Campus Leadership

What does it take to succeed as the head of a major public research university?


As leaders of American universities tackle their complex jobs, average tenure is shrinking. Photo: Jeff Miller.

Former UW–Madison Chancellor Donna Shalala recently told the New York Times that the job is like that of a tugboat captain: you try to get the ship aligned and pull it in the right direction.

“It was a lot easier to run a cabinet department than the University of Wisconsin,” says Shalala, who left the UW to become secretary of the U.S. Department of Health and Human Services and now serves as president of the University of Miami. “There are a lot of different constituencies at a university, and the president cannot be successful without buy-in from all of them.”

The quest for such a person for UW–Madison will begin this fall when UW System President Kevin Reilly appoints a search committee that represents those constituencies — faculty, staff, students, and the broader community. The goal is naming someone to succeed Interim Chancellor David Ward MS’62, PhD’63 when his two-year appointment ends next summer.

The average tenure nationally for college and university presidents is seven and a half years, a year shorter than it was six years ago. It’s a complex job. The UW’s new chancellor must have the skills to run an enterprise the size of a major corporation — a 936-acre campus, more than 42,000 students, some 15,000 faculty and staff, and a $2.7 billion annual budget.
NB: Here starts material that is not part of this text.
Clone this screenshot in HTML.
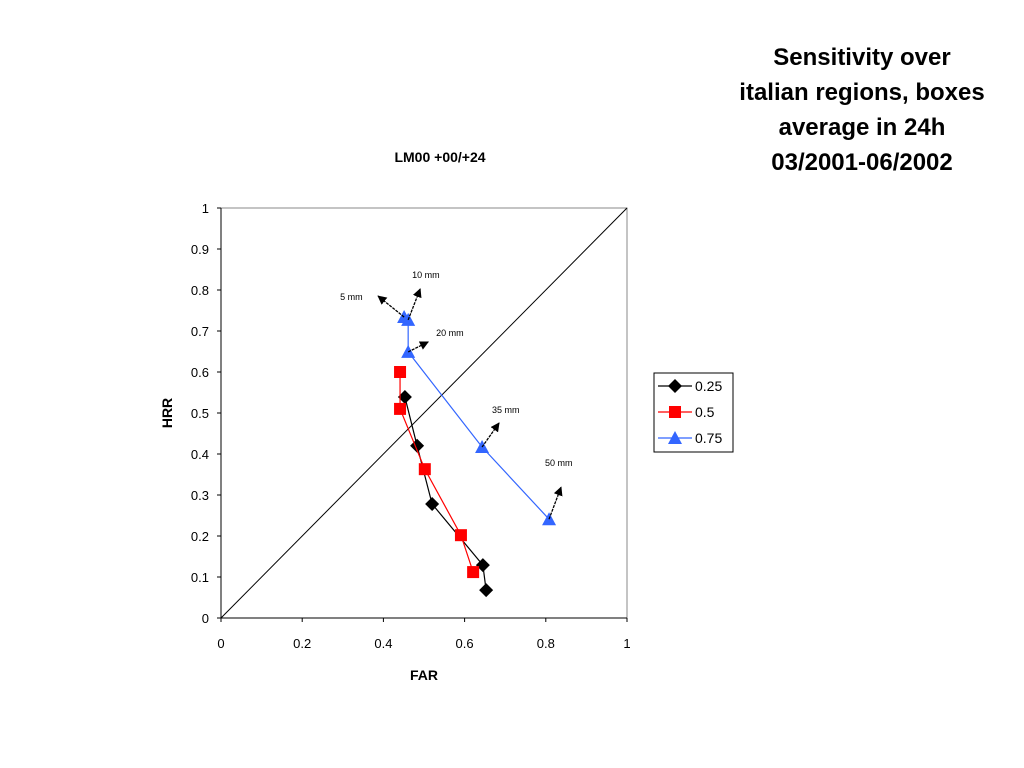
<!DOCTYPE html>
<html><head><meta charset="utf-8"><style>
html,body{margin:0;padding:0;background:#fff;width:1024px;height:768px;overflow:hidden}
.t{position:absolute;left:700px;width:324px;text-align:center;font:bold 24px "Liberation Sans",sans-serif;color:#000}
</style></head><body>
<div class="t" style="top:40px;line-height:35px">Sensitivity over<br>italian regions, boxes<br>average in 24h<br>03/2001-06/2002</div>
<svg id="c" width="1024" height="768" style="position:absolute;left:0;top:0"></svg>
<script>
const seriesNames=["0.25","0.5","0.75"];
const farBlack=[0.453,0.483,0.520,0.645,0.653];
const hrrBlack=[0.539,0.420,0.278,0.129,0.068];
const farRed=[0.441,0.441,0.502,0.591,0.621];
const hrrRed=[0.600,0.510,0.363,0.202,0.112];
const farBlue=[0.451,0.461,0.461,0.643,0.808];
const hrrBlue=[0.734,0.727,0.649,0.417,0.241];
const thresholdLabels=["5 mm","10 mm","20 mm","35 mm","50 mm"];
const xTicks=[0,0.2,0.4,0.6,0.8,1];
const yTicks=[0,0.1,0.2,0.3,0.4,0.5,0.6,0.7,0.8,0.9,1];
const X0=221,X1=627,Y0=618,Y1=208;
const sx=v=>X0+(X1-X0)*v, sy=v=>Y0-(Y0-Y1)*v;
const svg=document.getElementById('c');const NS='http://www.w3.org/2000/svg';
function mk(t,a,p){const e=document.createElementNS(NS,t);for(const k in a)e.setAttribute(k,a[k]);(p||svg).appendChild(e);return e;}
function txt(s,x,y,a){const e=mk('text',Object.assign({x:x,y:y,'font-family':'Liberation Sans, sans-serif','font-size':13},a));e.textContent=s;return e;}
let e;
e=txt("LM00 +00/+24",440,162,{'text-anchor':'middle','font-weight':'bold','font-size':14});


e=mk('rect',{x:X0,y:Y1,width:X1-X0,height:Y0-Y1,fill:'none',stroke:'#888','stroke-width':1});


e=mk('line',{x1:X0,y1:Y1,x2:X0,y2:Y0+1,stroke:'#000'});


e=mk('line',{x1:X0,y1:Y0,x2:X1,y2:Y0,stroke:'#000'});


yTicks.forEach(v=>{mk('line',{x1:X0-4,x2:X0,y1:sy(v),y2:sy(v),stroke:'#000'});
 e=txt(String(v),X0-12,sy(v)+5,{'text-anchor':'end'});
 
 });
xTicks.forEach(v=>{mk('line',{x1:sx(v),x2:sx(v),y1:Y0,y2:Y0+4,stroke:'#000'});
 e=txt(String(v),sx(v),Y0+30,{'text-anchor':'middle'});
 
 });
e=txt("FAR",424,680,{'text-anchor':'middle','font-weight':'bold','font-size':14});


e=txt("HRR",0,0,{'text-anchor':'middle','font-weight':'bold','font-size':14,transform:'translate(172,413) rotate(-90)'});


e=mk('line',{x1:sx(0),y1:sy(0),x2:sx(1),y2:sy(1),stroke:'#000','stroke-width':1});


function marker(kind,x,y,col,g){
 if(kind==='d')return mk('polygon',{points:`${x},${y-7} ${x+7},${y} ${x},${y+7} ${x-7},${y}`,fill:col},g);
 if(kind==='s')return mk('rect',{x:x-6,y:y-6,width:12,height:12,fill:col},g);
 return mk('polygon',{points:`${x},${y-7} ${x+7},${y+6} ${x-7},${y+6}`,fill:col},g);}
const S=[[farBlack,hrrBlack,'#000','d','series-0.25'],[farRed,hrrRed,'#f00','s','series-0.5'],[farBlue,hrrBlue,'#36f','t','series-0.75']];
S.forEach(s=>{const g=mk('g',{});
 mk('polyline',{points:s[0].map((v,i)=>sx(v)+','+sy(s[1][i])).join(' '),fill:'none',stroke:s[2],'stroke-width':1.2},g);
 s[0].forEach((v,i)=>{const m=marker(s[3],sx(v),sy(s[1][i]),s[2],g);
  
  });});
// annotation arrows (offsets in px from blue points)
const arrowOff=[[-26,-21],[12,-31],[20,-10],[17,-24],[12,-32]];
const labelOff=[[-64,-17],[4,-42],[28,-16],[10,-34],[-4,-53]];
mk('defs',{}).innerHTML='<marker id="ah" viewBox="0 0 10 10" refX="9" refY="5" markerWidth="7" markerHeight="7" orient="auto"><path d="M0,0L10,5L0,10z" fill="#000"/></marker>';
thresholdLabels.forEach((l,i)=>{const x=sx(farBlue[i]),y=sy(hrrBlue[i]);
 e=mk('line',{x1:x,y1:y,x2:x+arrowOff[i][0],y2:y+arrowOff[i][1],stroke:'#000','stroke-width':1.3,'stroke-dasharray':'3,1','marker-end':'url(#ah)'});
 
 
 e=txt(l,x+labelOff[i][0],y+labelOff[i][1],{'font-size':9});
 
 });
// legend
const lg=mk('g',{});
mk('rect',{x:654,y:373,width:79,height:79,fill:'#fff',stroke:'#000'},lg);
S.forEach((s,i)=>{const y=386+i*26;const g=mk('g',{},lg);
 
 
 mk('line',{x1:658,x2:692,y1:y,y2:y,stroke:s[2],'stroke-width':1.2},g);
 marker(s[3],675,y,s[2],g);
 txt(seriesNames[i],695,y+5,{'font-size':14},g);});
</script>
</body></html>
It’s possible that the candidate ultimately approved by the UW System Board of Regents will come from outside higher education. Purdue University recently hired Indiana Governor Mitch Daniels as its next president, sparking complaints about choosing someone without an academic background to lead a major research university. But nearly one-third of college presidents and chancellors have not served as faculty members, instead having built careers in politics or business, according to a survey from the American Council on Education.

Finding the UW’s next leader will be a public process, with finalists visiting campus to participate in forums and conversations aimed at answering the most critical question among many: who is the best captain to lead our university into the future?